Psychologie

Chaque jour, nous vivons des émotions, des rencontres, des événements qui s’accumulent dans notre mémoire. Mais ces expériences, aussi marquantes soient-elles, ne prennent sens que lorsqu’elles sont mises en récit. Le récit intérieur, cette manière singulière de se raconter à soi-même et parfois aux autres, est bien plus qu’un simple souvenir arrangé : c’est la trame par laquelle nous construisons notre identité, notre cohérence, notre continuité psychique. En psychanalyse comme dans d’autres approches thérapeutiques, retrouver le fil de sa narration est un acte de soin essentiel — un travail de subjectivation qui nous permet de devenir les auteurs de notre propre histoire.

Se raconter, c’est se construire

Le récit intérieur ne se limite pas à raconter ce que l’on a vécu. Il permet de choisir ce que l’on garde, ce que l’on transforme, ce que l’on comprend. Il donne une forme au chaos des expériences vécues, un fil rouge à ce qui pourrait sembler incohérent. En se racontant, le sujet se donne une place dans le monde, dans le temps, dans le langage. Il articule le passé, le présent et un futur possible. La psychanalyse propose justement un espace où ce récit peut se dire autrement, sans jugement, pour émerger peu à peu dans sa singularité.

Un récit qui se tisse dans la relation à l’Autre

Dès la naissance, nous nous construisons dans le regard, la parole et les attentes des autres. Notre récit intérieur est donc toujours influencé par les récits extérieurs : celui de nos parents, de notre culture, de nos héritages familiaux. Se raconter, c’est aussi parfois défaire des histoires imposées, mettre à distance des images de soi figées ou blessantes. Le travail thérapeutique permet de faire place à une parole plus libre, de reprendre le fil à partir de soi, et non de ce que l’on a cru devoir être pour exister aux yeux des autres.

Donner du sens, ce n’est pas tout comprendre

Le pouvoir du récit intérieur ne réside pas dans une vérité absolue, mais dans une élaboration symbolique.

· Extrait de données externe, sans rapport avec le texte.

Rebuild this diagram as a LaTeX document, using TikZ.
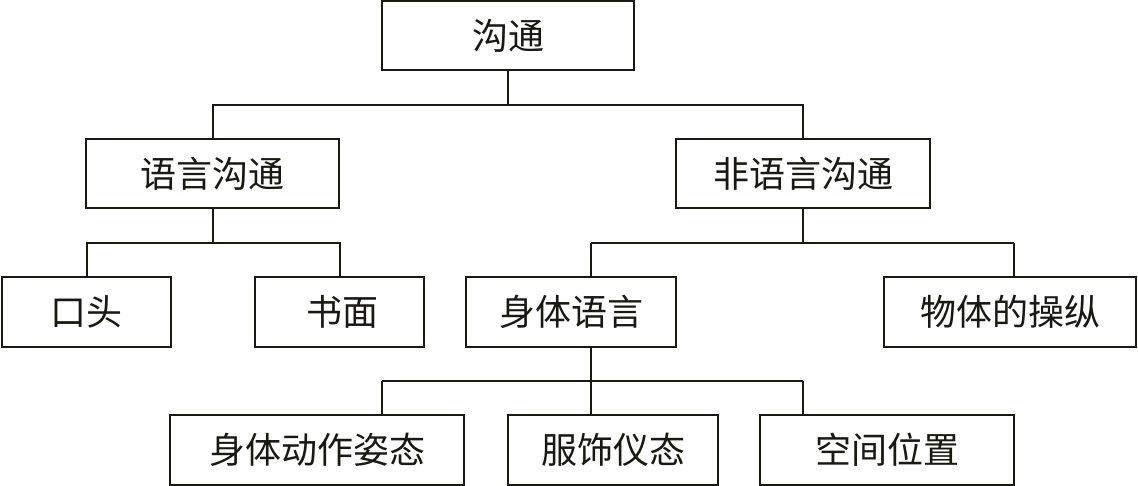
\documentclass[tikz,border=0pt]{standalone}
\usepackage{fontspec}
\newfontfamily\cjk{Noto Sans CJK SC}
\definecolor{ink}{rgb}{0.1,0.1,0.07}
\begin{document}
\begin{tikzpicture}[x=0.5pt,y=-0.5pt,
  box/.style={draw=ink,line width=1.1pt,fill=white,rectangle,inner sep=0pt,
    text=ink,font=\cjk\fontsize{18pt}{20pt}\selectfont},
  conn/.style={draw=ink,line width=1pt}]
\useasboundingbox (0,0) rectangle (1138,486);
\fill[white] (0,0) rectangle (1138,486);
% nodes
\node[box,minimum width=126pt,minimum height=34.5pt] (top) at (508,35.5) {沟通};
\node[box,minimum width=126.5pt,minimum height=34.5pt] (l1) at (212.5,173.5) {语言沟通};
\node[box,minimum width=127pt,minimum height=34.5pt] (r1) at (803,173.5) {非语言沟通};
\node[box,minimum width=84.5pt,minimum height=35pt] (kt) at (86.5,312) {口头};
\node[box,minimum width=84.5pt,minimum height=35pt] (sm) at (339.5,312) {\hspace{3pt}书面};
\node[box,minimum width=105pt,minimum height=35pt] (st) at (571,312) {身体语言};
\node[box,minimum width=126pt,minimum height=35pt] (wt) at (1010,312) {物体的操纵};
\node[box,minimum width=147pt,minimum height=35pt] (b1) at (317,450) {身体动作姿态};
\node[box,minimum width=105pt,minimum height=35pt] (b2) at (613,450) {服饰仪态};
\node[box,minimum width=127pt,minimum height=35pt] (b3) at (887,450) {空间位置};
% junction coordinates
\coordinate (j0) at (508,105);
\coordinate (j1) at (212.5,243);
\coordinate (j2) at (803,243);
\coordinate (j2a) at (591,243);
\coordinate (j2b) at (1014,243);
\coordinate (s3) at (591,346);
\coordinate (j3) at (591,381);
\coordinate (j3a) at (382,381);
\coordinate (j3b) at (803,381);
% connectors
\draw[conn] (top.south) -- (j0);
\draw[conn] (l1.north) |- (j0) -| (r1.north);
\draw[conn] (l1.south) -- (j1);
\draw[conn] (kt.north) |- (j1) -| (sm.north);
\draw[conn] (r1.south) -- (j2);
\draw[conn] (j2a) -- (j2b);
\draw[conn] (j2a) -- (j2a |- st.north);
\draw[conn] (j2b) -- (j2b |- wt.north);
\draw[conn] (s3) -- (j3);
\draw[conn] (j3a) -- (j3b);
\draw[conn] (j3a) -- (j3a |- b1.north);
\draw[conn] (j3) -- (j3 |- b2.north);
\draw[conn] (j3b) -- (j3b |- b3.north);
\end{tikzpicture}
\end{document}
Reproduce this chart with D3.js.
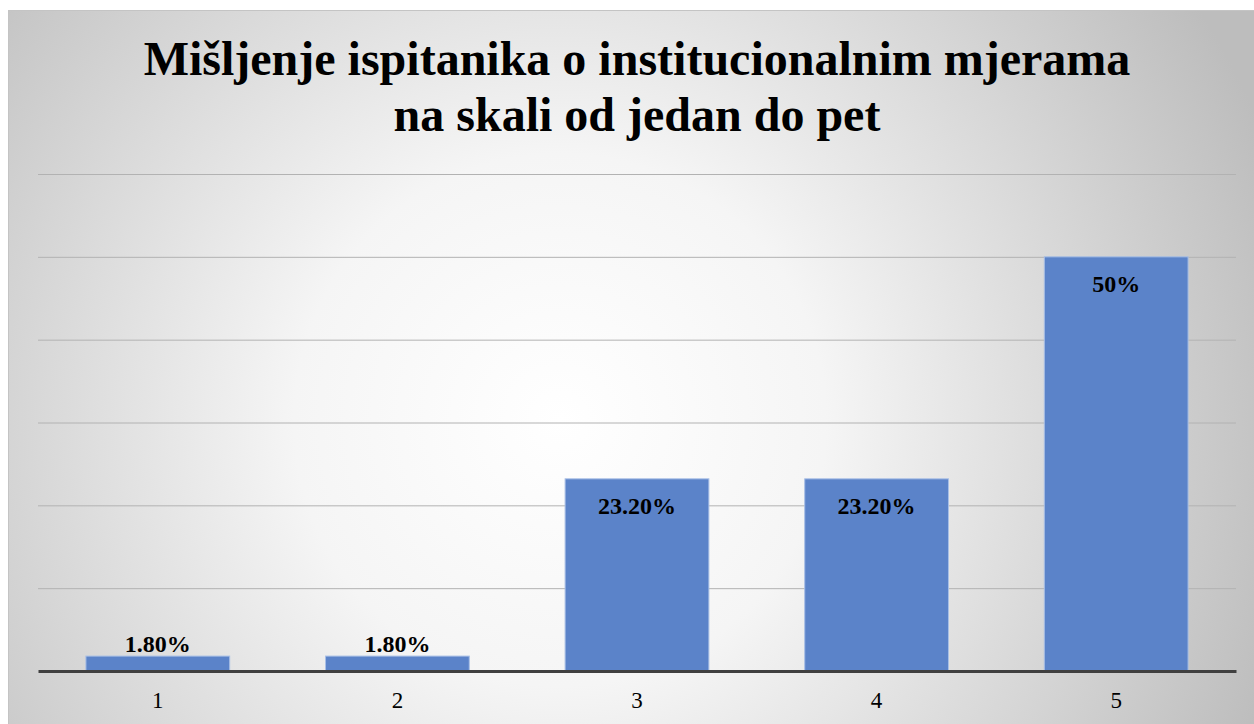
<!DOCTYPE html>
<html>
<head>
<meta charset="utf-8">
<script src="https://cdn.jsdelivr.net/npm/d3@7.9.0/dist/d3.min.js"></script>
<style>
  html, body { margin: 0; padding: 0; background: #fff; overflow: hidden; }
  svg { display: block; }
</style>
</head>
<body>
<div id="chart"></div>
<script>
const categories = ['1', '2', '3', '4', '5'];
const values = [1.8, 1.8, 23.2, 23.2, 50];
const valueLabels = ['1.80%', '1.80%', '23.20%', '23.20%', '50%'];
const yTicks = [0, 10, 20, 30, 40, 50, 60];
const titleLines = ['Mišljenje ispitanika o institucionalnim mjerama', 'na skali od jedan do pet'];

const width = 1254;
const height = 724;
const plot = { left: 38, right: 1236, top: 174, bottom: 671 };
const serif = '"Liberation Serif", "Times New Roman", serif';

const svg = d3.select('#chart')
  .append('svg')
  .attr('width', width)
  .attr('height', height);

const defs = svg.append('defs');
const bg = defs.append('radialGradient')
  .attr('id', 'bg')
  .attr('gradientUnits', 'userSpaceOnUse')
  .attr('cx', 560).attr('cy', 420).attr('r', 760);
bg.append('stop').attr('offset', '0%').attr('stop-color', '#ffffff');
bg.append('stop').attr('offset', '35%').attr('stop-color', '#f5f5f5');
bg.append('stop').attr('offset', '100%').attr('stop-color', '#bdbdbd');

// chart area
svg.append('rect')
  .attr('x', 8.5).attr('y', 10.5)
  .attr('width', width).attr('height', height)
  .attr('fill', 'url(#bg)')
  .attr('stroke', '#c4c4c4')
  .attr('stroke-width', 1);

const x = d3.scaleBand()
  .domain(categories)
  .range([plot.left, plot.right])
  .paddingInner(0.4)
  .paddingOuter(0.2);

const y = d3.scaleLinear()
  .domain([0, 60])
  .range([plot.bottom, plot.top]);

// gridlines
svg.append('g')
  .attr('class', 'grid')
  .attr('transform', `translate(${plot.left},0)`)
  .call(d3.axisLeft(y).tickValues(yTicks.slice(1)).tickFormat('').tickSize(-(plot.right - plot.left)))
  .call(g => g.select('.domain').remove())
  .call(g => g.selectAll('line').attr('stroke', '#b2b2b2').attr('stroke-width', 1));

// bars
svg.append('g')
  .selectAll('rect')
  .data(values)
  .join('rect')
  .attr('x', (d, i) => x(categories[i]))
  .attr('y', d => y(d))
  .attr('width', x.bandwidth())
  .attr('height', d => y(0) - y(d))
  .attr('fill', '#5b83c9')
  .attr('stroke', '#a8bfe6')
  .attr('stroke-width', 1);

// x axis
const xAxis = svg.append('g')
  .attr('transform', `translate(0,${plot.bottom})`)
  .call(d3.axisBottom(x).tickSize(0).tickPadding(21));
xAxis.select('.domain').attr('stroke', '#404040').attr('stroke-width', 3);
xAxis.selectAll('text')
  .attr('font-family', serif)
  .attr('font-size', 23)
  .attr('fill', '#000');

// value labels
svg.append('g')
  .selectAll('text')
  .data(values)
  .join('text')
  .attr('x', (d, i) => x(categories[i]) + x.bandwidth() / 2)
  .attr('y', d => d < 10 ? y(d) - 4 : y(d) + 35)
  .attr('text-anchor', 'middle')
  .attr('font-family', serif)
  .attr('font-weight', 'bold')
  .attr('font-size', 24)
  .attr('fill', '#000')
  .text((d, i) => valueLabels[i]);

// title
svg.append('g')
  .selectAll('text')
  .data(titleLines)
  .join('text')
  .attr('x', 637)
  .attr('y', (d, i) => 75 + i * 56)
  .attr('text-anchor', 'middle')
  .attr('font-family', serif)
  .attr('font-weight', 'bold')
  .attr('font-size', 48)
  .attr('fill', '#000')
  .text(d => d);
</script>
</body>
</html>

Il ne s’agit pas d’expliquer tout ce qui nous arrive, mais de trouver une forme qui apaise, qui relie, qui permet d’habiter ce qui a été vécu. Même les zones d’ombre ou les contradictions peuvent trouver leur place dans une histoire qu’on accepte de porter. Cette démarche permet de passer du vécu brut à l’expérience subjective, et d’éviter que le passé ne reste une charge confuse, non digérée.

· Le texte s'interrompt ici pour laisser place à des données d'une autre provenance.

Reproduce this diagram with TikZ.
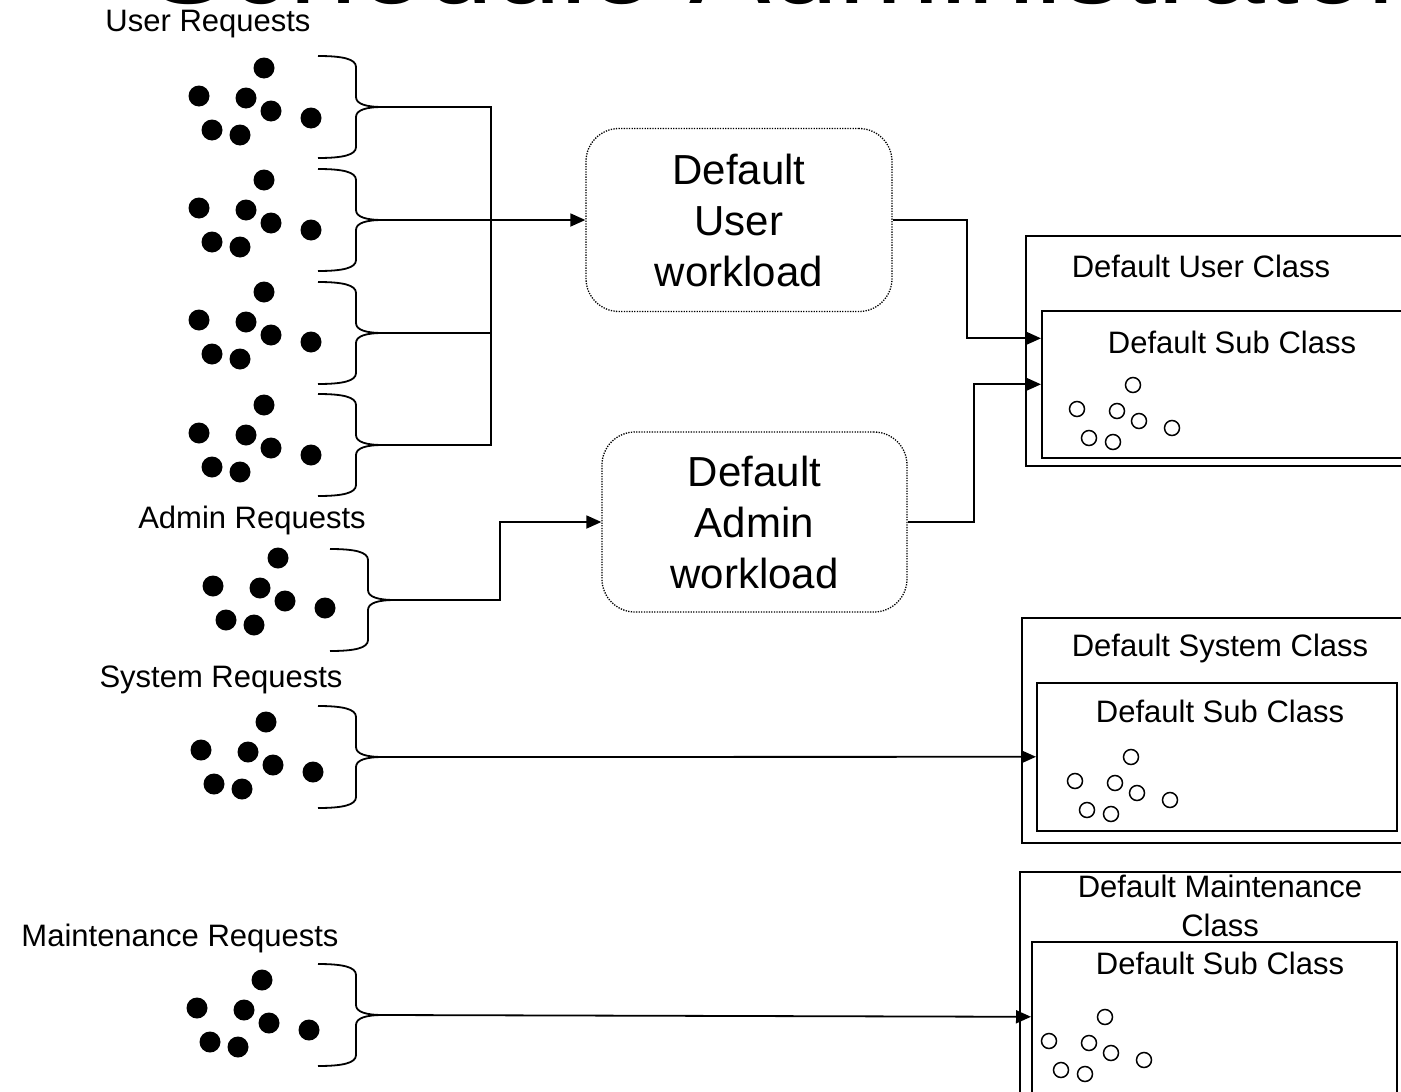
\documentclass[tikz,border=0pt]{standalone}
\usepackage{fontspec}
\setmainfont{Liberation Sans}
\usetikzlibrary{arrows.meta}
\tikzset{
  lbl/.style={inner sep=0pt, font=\fontsize{31}{37}\selectfont, align=center},
  workbox/.style={draw, rounded corners=33pt, line width=1.3pt, dash pattern=on 1.3pt off 1.3pt,
    minimum width=306pt, minimum height=183pt, align=center,
    font=\fontsize{42}{51}\selectfont, inner sep=0pt},
  clsbox/.style={draw, line width=1.6pt, anchor=north west, inner sep=0pt},
  conn/.style={line width=1.8pt},
  arr/.style={conn, -{Triangle[length=15pt,width=13pt]}},
  req/.style={fill=black, circle, inner sep=0pt, minimum size=21pt},
  job/.style={draw, circle, line width=1.5pt, inner sep=0pt, minimum size=15pt},
  brc/.style={line width=1.8pt},
}
\newcommand\reqset[3]{%
  \foreach \dx/\dy [count=\k] in {0/0,-65/28,-18/30,7/43,47/50,-52/62,-24/67}
    {\node[req] (#1\k) at ({#2+(\dx)},{#3+(\dy)}) {};}}
\newcommand\jobset[3]{%
  \foreach \dx/\dy [count=\k] in {0/0,-56/24,-16/26,6/36,39/43,-44/53,-20/57}
    {\node[job] (#1\k) at ({#2+(\dx)},{#3+(\dy)}) {};}}
\newcommand\reqbrace[3]{%
  \draw[brc] ({#2},{#3-51}) .. controls ({#2+25},{#3-51}) and ({#2+38},{#3-48}) .. ({#2+38},{#3-40})
    -- ({#2+38},{#3-10}) .. controls ({#2+38},{#3-3}) and ({#2+48},{#3}) .. ({#2+65},{#3})
    .. controls ({#2+48},{#3}) and ({#2+38},{#3+3}) .. ({#2+38},{#3+10})
    -- ({#2+38},{#3+40}) .. controls ({#2+38},{#3+48}) and ({#2+25},{#3+51}) .. ({#2},{#3+51});
  \coordinate (#1) at ({#2+65},{#3});}
\begin{document}
\begin{tikzpicture}[x=1pt,y=-1pt]
\useasboundingbox (0,0) rectangle (1401,1092);
\fill[white] (0,0) rectangle (1401,1092);
\clip (0,0) rectangle (1401,1092);

% cut-off title
\node[anchor=base west, inner sep=0pt, font=\fontsize{122}{130}\selectfont] (title) at (147,3) {Schedule Administrator};

% request labels
\node[lbl] (lu) at (208,24) {User Requests};
\node[lbl] (la) at (252,520) {Admin Requests};
\node[lbl] (ls) at (221,680) {System Requests};
\node[lbl] (lm) at (180,938) {Maintenance Requests};

% request clusters
\reqset{ua}{264}{68}
\reqset{ub}{264}{180}
\reqset{uc}{264}{292}
\reqset{ud}{264}{405}
\reqset{ad}{278}{558}
\reqset{sy}{266}{722}
\reqset{mt}{262}{980}

% braces
\reqbrace{ut1}{318}{107}
\reqbrace{ut2}{318}{220}
\reqbrace{ut3}{318}{333}
\reqbrace{ut4}{318}{445}
\reqbrace{at}{330}{600}
\reqbrace{st}{318}{757}
\reqbrace{mtt}{318}{1015}

% workloads
\node[workbox] (wl1) at (739,220) {Default\\User\\workload};
\node[workbox, minimum width=305pt, minimum height=180pt] (wl2) at (754.5,522) {Default\\Admin\\workload};

% classes
\node[clsbox, minimum width=420pt, minimum height=230pt] (ucls) at (1025,235) {};
\node[clsbox, minimum width=400pt, minimum height=147pt] (usub) at (1041,310) {};
\node[clsbox, minimum width=420pt, minimum height=225pt] (scls) at (1021,617) {};
\node[clsbox, minimum width=360pt, minimum height=148pt] (ssub) at (1036,682) {};
\node[clsbox, minimum width=420pt, minimum height=260pt] (mcls) at (1019,871) {};
\node[clsbox, minimum width=365pt, minimum height=160pt] (msub) at (1031,941) {};

\node[lbl] (tuc) at (1201,266) {Default User Class};
\node[lbl] (tus) at (1232,342) {Default Sub Class};
\node[lbl] (tsc) at (1220,648) {Default System Class};
\node[lbl] (tss) at (1220,711) {Default Sub Class};
\node[lbl, font=\fontsize{31}{39}\selectfont] (tmc) at (1220,906) {Default Maintenance\\Class};
\node[lbl] (tms) at (1220,963) {Default Sub Class};

\jobset{uj}{1133}{385}
\jobset{sj}{1131}{757}
\jobset{mj}{1105}{1017}

% connectors
\coordinate (bus1) at (491,107);
\coordinate (bus4) at (491,445);
\draw[conn] (ut1) -- (bus1) -- (bus4) -- (ut4);
\draw[conn] (ut3) -- (ut3 -| bus1);
\draw[arr] (ut2) -- (wl1.west);
\draw[arr] (wl1.east) -- ++(74,0) |- ([yshift=46pt]usub.west);
\draw[arr] (wl2.east) -- ++(66,0) |- (usub.west);
\draw[arr] (at) -- ++(105,0) |- (wl2.west);
\draw[arr] (st) -- (ssub.west);
\draw[arr] (mtt) -- ([yshift=5pt]msub.west);
\end{tikzpicture}
\end{document}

Réécrire sans trahir, transformer sans falsifier

Créer son récit intérieur ne veut pas dire inventer ou embellir. Cela signifie choisir un angle, une voix, une manière d’habiter ce que l’on a traversé. Le sujet n’est pas prisonnier de ce qu’il a vécu : il peut réinterpréter, réorganiser, se repositionner. Ce pouvoir n’est pas illusoire : il témoigne de la capacité du psychisme à symboliser, à relier, à créer une continuité malgré les ruptures. Réécrire, ce n’est pas trahir la réalité, c’est se l’approprier dans un langage qui nous permet de la penser, et donc de la dépasser.

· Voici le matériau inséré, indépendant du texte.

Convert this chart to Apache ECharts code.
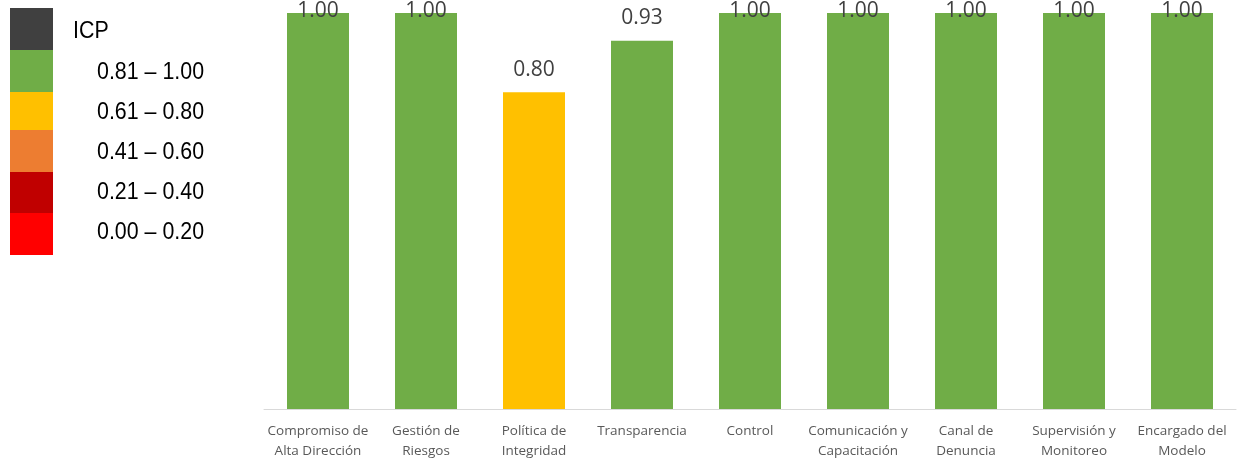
<!DOCTYPE html>
<html>
<head>
<meta charset="utf-8">
<script src="https://cdn.jsdelivr.net/npm/echarts@6/dist/echarts.min.js"></script>
<style>
html,body{margin:0;padding:0;background:#fff;}
#chart{width:1238px;height:461px;}
</style>
</head>
<body>
<div id="chart"></div>
<script>
// ---- data ----
var categories = [
  'Compromiso de\nAlta Dirección',
  'Gestión de\nRiesgos',
  'Política de\nIntegridad',
  'Transparencia',
  'Control',
  'Comunicación y\nCapacitación',
  'Canal de\nDenuncia',
  'Supervisión y\nMonitoreo',
  'Encargado del\nModelo'
];
var values = [1.00, 1.00, 0.80, 0.93, 1.00, 1.00, 1.00, 1.00, 1.00];

var legendTitle = 'ICP';
var legendLabels = ['0.81 – 1.00', '0.61 – 0.80', '0.41 – 0.60', '0.21 – 0.40', '0.00 – 0.20'];
var legendMins = [0.81, 0.61, 0.41, 0.21, 0.00];
var legendColors = ['#70AD47', '#FFC000', '#ED7D31', '#C00000', '#FF0000'];
var titleSwatchColor = '#404040';

function colorFor(v) {
  for (var i = 0; i < legendMins.length; i++) {
    if (v >= legendMins[i] - 1e-9) return legendColors[i];
  }
  return legendColors[legendColors.length - 1];
}

var seriesData = values.map(function (v) {
  var item = { value: v, itemStyle: { color: colorFor(v) } };
  if (v >= 0.99) {
    item.label = { offset: [0, 21] };
  }
  return item;
});

// legend graphics
var graphics = [];
var swatchTops = [8, 50, 92, 130, 172, 213, 255];
var allColors = [titleSwatchColor].concat(legendColors);
for (var i = 0; i < allColors.length; i++) {
  graphics.push({
    type: 'rect',
    shape: { x: 10, y: swatchTops[i], width: 43, height: swatchTops[i + 1] - swatchTops[i] },
    style: { fill: allColors[i] },
    silent: true
  });
}
var legendFont = '23px "Liberation Sans", Arial, sans-serif';
graphics.push({
  type: 'text', x: 73, y: 32, scaleX: 0.93,
  style: { text: legendTitle, font: legendFont, fill: '#000', verticalAlign: 'middle' }
});
for (var j = 0; j < legendLabels.length; j++) {
  graphics.push({
    type: 'text', x: 97, y: 73 + j * 40, scaleX: 0.93,
    style: { text: legendLabels[j], font: legendFont, fill: '#000', verticalAlign: 'middle' }
  });
}

var chart = echarts.init(document.getElementById('chart'), null, { renderer: 'canvas' });
chart.setOption({
  animation: false,
  backgroundColor: '#fff',
  grid: { left: 264, right: 2, top: 13, bottom: 51, containLabel: false },
  xAxis: {
    type: 'category',
    data: categories,
    axisLine: { show: true, lineStyle: { color: '#D9D9D9', width: 1 } },
    axisTick: { show: false },
    axisLabel: {
      interval: 0,
      margin: 12,
      color: '#595959',
      fontSize: 13.5,
      lineHeight: 20,
      fontFamily: '"Open Sans", sans-serif'
    }
  },
  yAxis: {
    type: 'value',
    min: 0,
    max: 1,
    show: false,
    splitLine: { show: false }
  },
  series: [{
    type: 'bar',
    data: seriesData,
    barWidth: 62,
    label: {
      show: true,
      position: 'top',
      distance: 12,
      formatter: function (p) { return p.value.toFixed(2); },
      color: '#404040',
      fontSize: 21,
      fontFamily: '"Open Sans", sans-serif'
    }
  }],
  graphic: graphics
});
</script>
</body>
</html>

Une narration vivante, en mouvement

Le récit intérieur n’est jamais figé : il évolue avec le temps, les rencontres, les prises de conscience. Ce qui hier semblait central peut aujourd’hui être déplacé. Ce que l’on taisait peut devenir dicible. Cette plasticité est le signe d’une subjectivité vivante, en transformation, capable de se relire sans se renier. Donner du sens à ce que l’on vit, c’est donc accepter de réévaluer son histoire, d’en faire un matériau de connaissance, d’émotion, de lien. Le récit devient alors un espace d’émancipation, où l’on peut être sujet de sa vie — et non seulement le témoin de ses blessures.